The biggest disappointment in the image generation capabilities was the realisation that there is no object permanence there in terms of components making up an image so for any specificity you're just playing whackamole with iterations that introduce other undesirable shit no matter how specific you make your prompts.
They are also now heavily nerfing the models to avoid lawsuits by just ignoring anything relating to specific styles that may be considered trademarks, problem is those are often industry jargon so now you're having to craft more convoluted prompts and get more mid results.
It does require fact-checking. You might ask a human and get someone with 10 fingers on one hand, you might ask people in the background and get blobs merged on each other. The fact check in images is absolutely necessary and consists of verifying that the generate image adheres to your prompt and that the objects in it match their intended real counterparts.
I do agree that it's a different type of fact checking, but that's because an image is not inherently correct or wrong, it only is if compared to your prompt and (where applicable) to reality.
It doesn't? Have you not seen any of the articles about AI-generated images being used for misinformation?
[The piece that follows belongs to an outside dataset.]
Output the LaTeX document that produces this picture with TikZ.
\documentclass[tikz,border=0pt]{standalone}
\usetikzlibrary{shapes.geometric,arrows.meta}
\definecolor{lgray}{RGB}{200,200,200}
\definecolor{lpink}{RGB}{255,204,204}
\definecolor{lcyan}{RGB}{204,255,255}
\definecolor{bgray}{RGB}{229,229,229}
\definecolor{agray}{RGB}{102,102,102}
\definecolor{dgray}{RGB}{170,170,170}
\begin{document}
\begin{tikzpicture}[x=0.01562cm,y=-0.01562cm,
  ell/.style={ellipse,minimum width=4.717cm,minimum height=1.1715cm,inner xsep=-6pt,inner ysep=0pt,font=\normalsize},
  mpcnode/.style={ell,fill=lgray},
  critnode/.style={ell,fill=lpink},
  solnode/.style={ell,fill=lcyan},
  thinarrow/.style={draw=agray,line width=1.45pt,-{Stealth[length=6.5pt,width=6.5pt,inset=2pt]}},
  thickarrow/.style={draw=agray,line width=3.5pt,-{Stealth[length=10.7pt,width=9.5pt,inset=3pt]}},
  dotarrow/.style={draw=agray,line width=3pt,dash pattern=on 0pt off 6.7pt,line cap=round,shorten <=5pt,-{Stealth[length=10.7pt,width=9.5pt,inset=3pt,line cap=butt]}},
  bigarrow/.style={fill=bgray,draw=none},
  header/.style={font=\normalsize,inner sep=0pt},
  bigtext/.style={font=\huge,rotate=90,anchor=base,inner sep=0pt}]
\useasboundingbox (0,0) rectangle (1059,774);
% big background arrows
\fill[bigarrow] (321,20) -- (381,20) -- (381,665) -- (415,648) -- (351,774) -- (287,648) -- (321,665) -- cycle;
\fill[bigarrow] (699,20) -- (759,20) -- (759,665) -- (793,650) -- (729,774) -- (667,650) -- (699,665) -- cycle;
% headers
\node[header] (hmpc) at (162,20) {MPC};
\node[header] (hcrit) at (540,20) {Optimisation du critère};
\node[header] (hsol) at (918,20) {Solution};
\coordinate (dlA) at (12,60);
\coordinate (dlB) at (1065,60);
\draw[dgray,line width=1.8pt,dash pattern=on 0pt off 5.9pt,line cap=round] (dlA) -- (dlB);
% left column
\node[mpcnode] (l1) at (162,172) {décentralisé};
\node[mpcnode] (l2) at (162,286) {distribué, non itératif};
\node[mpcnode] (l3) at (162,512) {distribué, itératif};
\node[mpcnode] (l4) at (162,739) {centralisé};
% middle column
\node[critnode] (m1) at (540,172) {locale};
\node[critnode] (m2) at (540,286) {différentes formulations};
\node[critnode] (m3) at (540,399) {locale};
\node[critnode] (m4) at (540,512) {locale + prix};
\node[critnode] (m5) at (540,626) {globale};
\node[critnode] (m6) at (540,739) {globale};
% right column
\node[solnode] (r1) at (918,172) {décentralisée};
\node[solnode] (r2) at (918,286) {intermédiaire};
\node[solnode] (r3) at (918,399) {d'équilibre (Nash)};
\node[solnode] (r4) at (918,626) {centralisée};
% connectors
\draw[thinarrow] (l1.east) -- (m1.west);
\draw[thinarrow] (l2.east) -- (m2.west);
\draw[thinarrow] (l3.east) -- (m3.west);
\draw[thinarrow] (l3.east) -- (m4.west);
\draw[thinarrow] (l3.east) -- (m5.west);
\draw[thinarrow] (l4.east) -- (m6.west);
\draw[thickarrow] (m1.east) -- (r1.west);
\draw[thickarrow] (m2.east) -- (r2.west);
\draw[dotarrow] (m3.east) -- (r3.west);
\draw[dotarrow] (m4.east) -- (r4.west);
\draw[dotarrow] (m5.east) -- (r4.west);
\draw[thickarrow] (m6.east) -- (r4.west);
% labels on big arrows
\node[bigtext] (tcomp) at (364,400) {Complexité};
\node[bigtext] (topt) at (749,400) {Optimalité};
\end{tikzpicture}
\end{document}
Sure it does. Let's say IKEA wants to use midjourney to generate images for its furniture assembly instructions. The instructions are already written, so the prompt is something like "step 3 of assembling the BorkBork kitchen table".
Would you just auto-insert whatever it generated and send it straight to the printer for 20000 copies?
Or would you look at the image and make sure that it didn't show a couch instead?
If you choose the latter, that's fact checking.
I can't agree more strongly with this point!